Set it up right before bed the night before Thanksgiving, so in the morning you’ll have a hot pot of stock, as well as a house that smells simply amazing.
For an Instant Pot or pressure cooker, cook on high pressure for 45 minutes, then allow it to naturally release for at least 15 minutes before venting, or let it naturally release completely if you’d rather just ignore the pot completely. Drain your stock, discard the solids, and allow to cool until the fat rises to the top, which you’ll skim and discard.
The Stovetop Method
The second stock hack is great if you don’t have any special equipment and need to use your stove, or if you simply do not have the time to make your own turkey stock: put store bought stock into a large saucepan with the turkey neck and some vegetable scraps (same as above), then bring to a boil and drop down to a simmer for at least 15 minutes.
This is an especially great method to use if you’ve pulled the turkey out of the oven and realize that, in the madness of making dinner, you’ve completely forgotten to make turkey stock.

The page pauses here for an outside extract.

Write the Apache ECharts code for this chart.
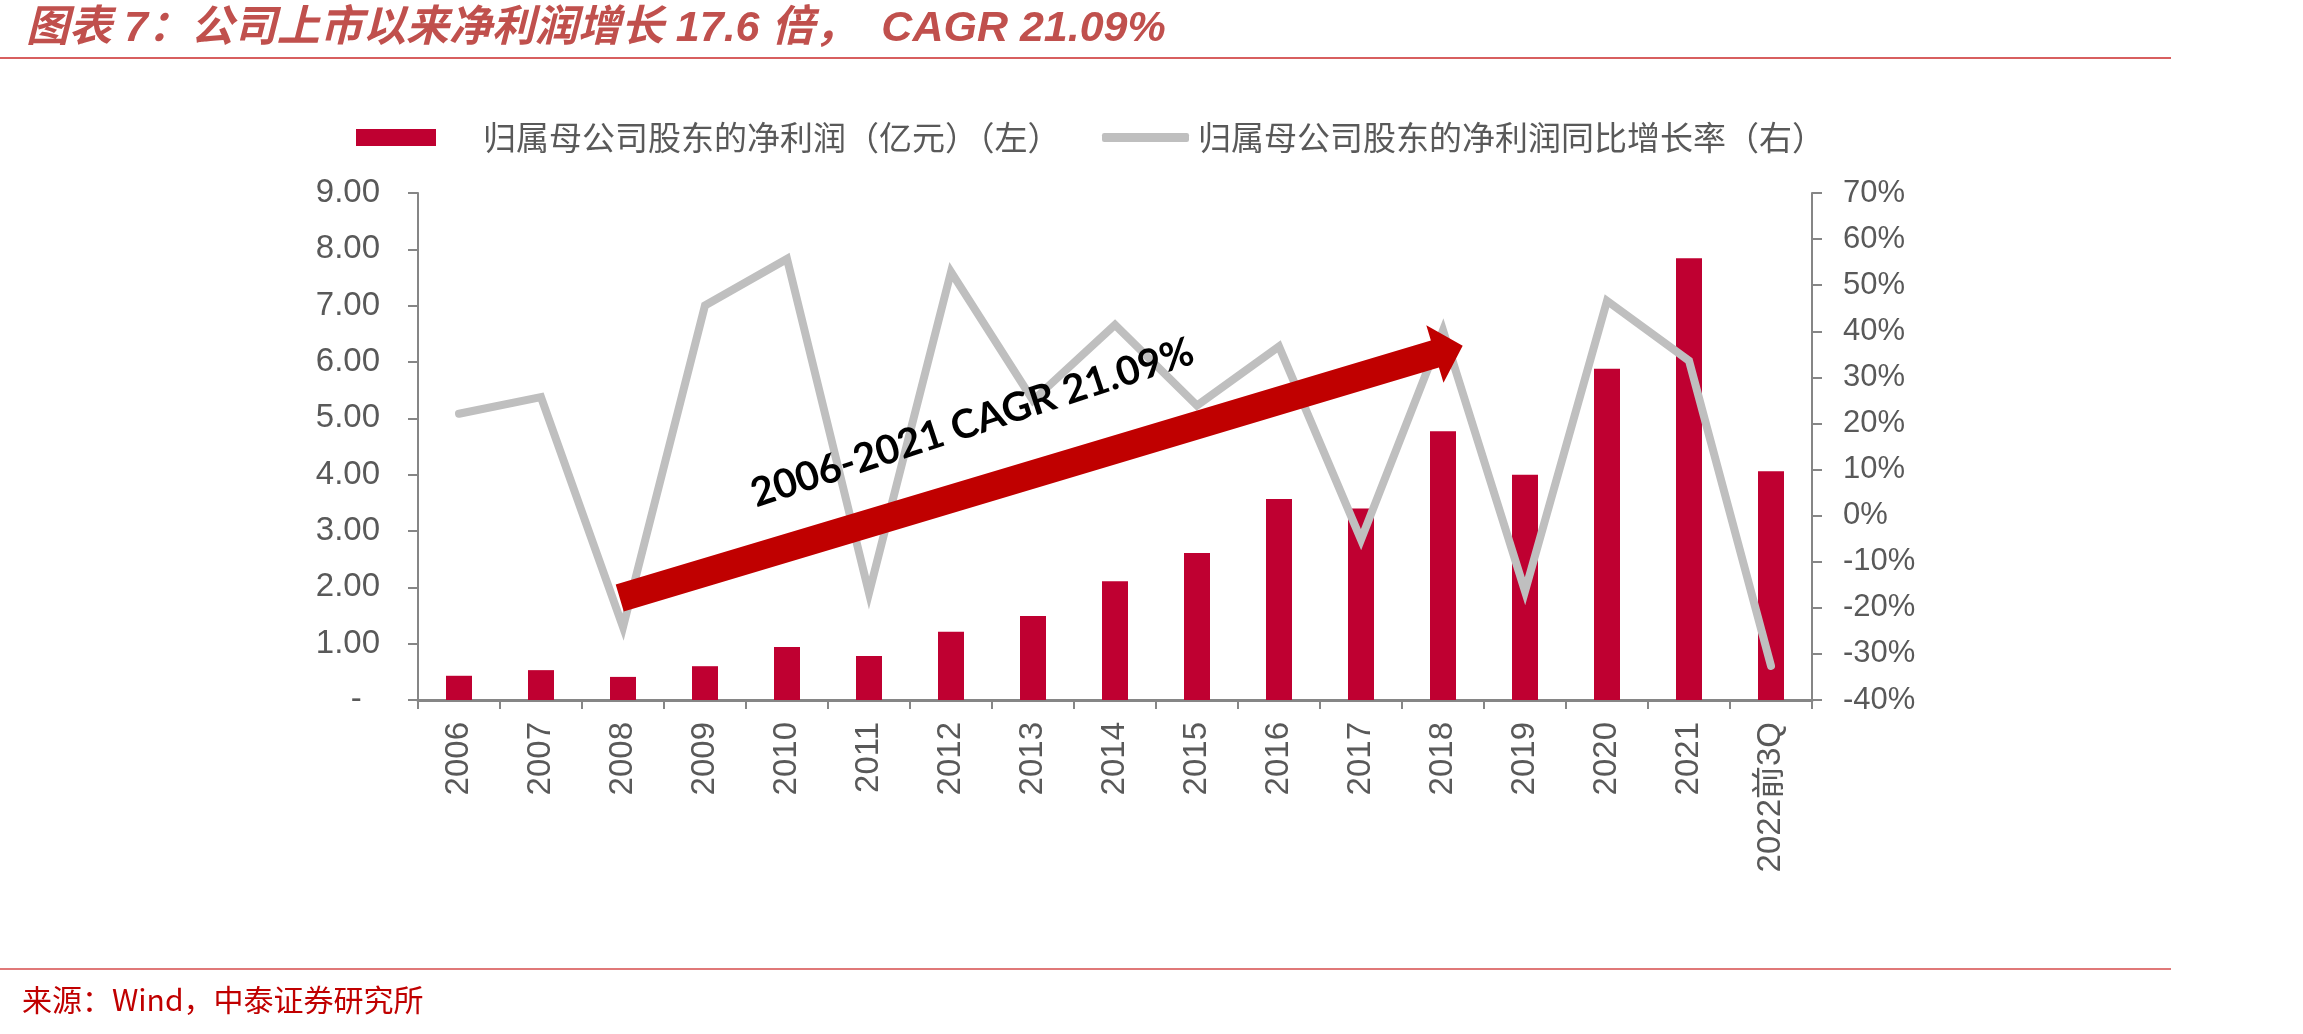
<!DOCTYPE html>
<html>
<head>
<meta charset="utf-8">
<script src="https://cdn.jsdelivr.net/npm/echarts@6/dist/echarts.min.js"></script>
<style>
  html, body { margin: 0; padding: 0; background: #fff; }
  #chart { width: 2303px; height: 1034px; }
</style>
</head>
<body>
<div id="chart"></div>
<script>
// 数据：归母净利润（亿元）与同比增速（%）
const categories = ['2006', '2007', '2008', '2009', '2010', '2011', '2012', '2013', '2014',
  '2015', '2016', '2017', '2018', '2019', '2020', '2021', '2022前3Q'];
const netProfit = [0.43, 0.53, 0.41, 0.60, 0.94, 0.78, 1.21, 1.49, 2.11,
  2.61, 3.57, 3.40, 4.77, 4.00, 5.88, 7.84, 4.06];
const yoyGrowth = [22.1, 25.7, -24.2, 45.6, 55.7, -16.8, 52.9, 25.0, 41.4,
  23.9, 36.7, -5.2, 40.2, -16.4, 46.6, 33.6, -32.6];

const leftTicks = { min: 0, max: 9, interval: 1 };
const rightTicks = { min: -40, max: 70, interval: 10 };

const barName = '归属母公司股东的净利润（亿元）（左）';
const lineName = '归属母公司股东的净利润同比增长率（右）';
const titleText = '图表 7：公司上市以来净利润增长 17.6 倍，  CAGR 21.09%';
const sourceText = '来源：Wind，中泰证券研究所';
const cagrText = '2006-2021 CAGR 21.09%';

// 箭头起止点（类目索引，左轴数值）
const arrowFrom = [1.96, 1.81];
const arrowTo = [12.24, 6.29];
const cagrLabelAt = [6.26, 4.92];

const AXIS_COLOR = '#868686';
const LABEL_COLOR = '#595959';
const LATIN_FONT = '"Liberation Sans", Arial, "Noto Sans CJK SC", sans-serif';

const chart = echarts.init(document.getElementById('chart'));

const option = {
  backgroundColor: '#fff',
  animation: false,
  grid: { left: 418, right: 491, top: 193, bottom: 334 },
  legend: [
    {
      left: 356, top: 121, padding: 0,
      itemWidth: 80, itemHeight: 17,
      data: [{ name: barName, icon: 'rect' }],
      textStyle: { fontFamily: 'Noto Sans CJK SC', fontSize: 33, color: LABEL_COLOR, padding: [0, 0, 0, 42] }
    },
    {
      left: 1102, top: 121, padding: 0,
      itemWidth: 87, itemHeight: 9,
      data: [{ name: lineName, icon: 'roundRect' }],
      textStyle: { fontFamily: 'Noto Sans CJK SC', fontSize: 33, color: LABEL_COLOR, padding: [0, 0, 0, 4] }
    }
  ],
  xAxis: {
    type: 'category',
    data: categories,
    axisLine: { lineStyle: { color: AXIS_COLOR, width: 3 } },
    axisTick: { show: true, length: 9, lineStyle: { color: AXIS_COLOR, width: 2 } },
    axisLabel: {
      interval: 0, rotate: 90, margin: 22,
      fontFamily: LATIN_FONT, fontSize: 33, color: LABEL_COLOR
    },
    splitLine: { show: false }
  },
  yAxis: [
    {
      type: 'value',
      min: leftTicks.min, max: leftTicks.max, interval: leftTicks.interval,
      axisLine: { show: true, lineStyle: { color: AXIS_COLOR, width: 2 } },
      axisTick: { show: true, length: 10, lineStyle: { color: AXIS_COLOR, width: 2 } },
      axisLabel: {
        margin: 38, fontFamily: LATIN_FONT, fontSize: 33, color: LABEL_COLOR,
        formatter: v => (v === 0 ? '-  ' : v.toFixed(2))
      },
      splitLine: { show: false }
    },
    {
      type: 'value',
      position: 'right',
      min: rightTicks.min, max: rightTicks.max, interval: rightTicks.interval,
      axisLine: { show: true, lineStyle: { color: AXIS_COLOR, width: 2 } },
      axisTick: { show: true, length: 10, lineStyle: { color: AXIS_COLOR, width: 2 } },
      axisLabel: {
        margin: 31, fontFamily: LATIN_FONT, fontSize: 31, color: LABEL_COLOR,
        formatter: v => v + '%'
      },
      splitLine: { show: false }
    }
  ],
  series: [
    {
      name: barName,
      type: 'bar',
      data: netProfit,
      barWidth: 26,
      itemStyle: { color: '#BF0031' },
      z: 2
    },
    {
      name: lineName,
      type: 'line',
      yAxisIndex: 1,
      data: yoyGrowth,
      color: '#BFBFBF',
      showSymbol: false,
      symbol: 'none',
      lineStyle: { color: '#BFBFBF', width: 8, cap: 'round', join: 'miter' },
      z: 3
    }
  ],
  graphic: [
    {
      type: 'text', left: 26, top: 8,
      style: {
        text: titleText,
        fontFamily: LATIN_FONT, fontSize: 43, fontWeight: 'bold', fontStyle: 'italic',
        fill: '#C0504D'
      }
    },
    {
      type: 'line',
      shape: { x1: 0, y1: 58, x2: 2171, y2: 58 },
      style: { stroke: '#D85F5F', lineWidth: 2 }
    },
    {
      type: 'line',
      shape: { x1: 0, y1: 969, x2: 2171, y2: 969 },
      style: { stroke: '#E07878', lineWidth: 2 }
    },
    {
      type: 'text', left: 22, top: 985,
      style: {
        text: sourceText,
        fontFamily: '"Noto Sans CJK SC", sans-serif', fontSize: 30,
        fill: '#C00000'
      }
    }
  ]
};

chart.setOption(option);

// 类目索引（可为小数）+ 左轴数值 -> 像素
function toPixel(pt) {
  const x0 = chart.convertToPixel({ xAxisIndex: 0 }, categories[0]);
  const x1 = chart.convertToPixel({ xAxisIndex: 0 }, categories[1]);
  const y = chart.convertToPixel({ yAxisIndex: 0 }, pt[1]);
  return [x0 + (x1 - x0) * pt[0], y];
}

// CAGR 箭头与文字
const s = toPixel(arrowFrom);
const t = toPixel(arrowTo);
const len = Math.hypot(t[0] - s[0], t[1] - s[1]);
const u = [(t[0] - s[0]) / len, (t[1] - s[1]) / len];
const n = [-u[1], u[0]];
const shaftHalf = 14, headHalf = 30, headLen = 29;
const b = [t[0] - u[0] * headLen, t[1] - u[1] * headLen];
const pts = [
  [s[0] + n[0] * shaftHalf, s[1] + n[1] * shaftHalf],
  [b[0] + n[0] * shaftHalf, b[1] + n[1] * shaftHalf],
  [b[0] + n[0] * headHalf, b[1] + n[1] * headHalf],
  t,
  [b[0] - n[0] * headHalf, b[1] - n[1] * headHalf],
  [b[0] - n[0] * shaftHalf, b[1] - n[1] * shaftHalf],
  [s[0] - n[0] * shaftHalf, s[1] - n[1] * shaftHalf]
];
const lp = toPixel(cagrLabelAt);

chart.setOption({
  graphic: option.graphic.concat([
    {
      type: 'polygon', z: 10,
      shape: { points: pts },
      style: { fill: '#C00000' }
    },
    {
      type: 'text', z: 11,
      x: lp[0], y: lp[1],
      rotation: 18.2 * Math.PI / 180,
      style: {
        text: cagrText,
        fontFamily: 'Lato, "Open Sans", sans-serif', fontSize: 40, fontWeight: 'bold',
        fill: '#000', align: 'center', verticalAlign: 'middle'
      }
    }
  ])
});
</script>
</body>
</html>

You can make this enriched stock and make homemade gravy in less time than it takes to properly rest a roasted turkey, so no matter what your timing or prepping situation is, you can relax and know that you’ll have a delicious gravy ready to go when it’s time to eat.
Gather Your Ingredients
Now that you’ve got your stock and turkey drippings, you’ll also need a bit of flour, a few pats of butter (or non-dairy butter substitute), and, if you’d like, a bit of white wine. You can also add some fresh herbs at the end if you’d like, but truthfully, if you’ve got flavorful stock, rich pan drippings, and caramelized, unburnt bits stuck to the bottom of your roasting pan, you’re going to have a beautifully flavored turkey gravy that doesn’t need any additional flavorings. The addition of fresh herbs is entirely up to you.
Refrigerate The Drippings
Pour all the drippings from the pan into a liquid measuring cup or gravy separator. Place on a flat surface in the freezer or refrigerator while you begin making the gravy, which will hasten the separation of fat from the drippings.
Heat The Stock
Heat up ½ cup of stock or white wine in either a saucepan or the microwave until steamy, then pour into the hot roasting pan and use a wooden spoon or spatula to scrape up all the brown bits (“fond,” in kitchen speak) stuck to the bottom.
If the pan is a bit too cold to get all the fond off of it, pop it back into a hot oven for a few minutes to heat up, or put it over two stove burners over medium-low heat while scraping.
Pour the liquid off into a mug or small bowl and set aside.
Mix Drippings and Stock
Take out the measuring cup full of pan drippings — the fat should have risen to to the top. Use a a spoon to skim off all the fat into a small bowl. Determine how many cups of gravy you’d like to make, then mix together all the turkey drippings and enough turkey stock to reach that amount.
Make a Roux
Put a large saucepan over medium-high heat. For every cup of gravy you’d like to make, add one tablespoon of turkey fat, and one tablespoon of all-purpose flour (if you run out of turkey fat, use butter or cooking oil). Cook for one minute, while stirring, to make a thick roux.
Add in Turkey Drippings
Whisk in ½ cup of the turkey drippings stock to loosen the roux. When it thickens, add another ½ cup. Repeat this process, adding 1 cup of stock at a time, until you’ve added all your stock. Turn heat up to high, bring to a bare simmer, then reduce heat to low.
Don't Forget the Butter
While whisking, add one ½ tablespoon-sized piece of butter for every cup of gravy you’ve made. Taste for seasonings, adding salt, pepper and herbs as desired. Serve immediately.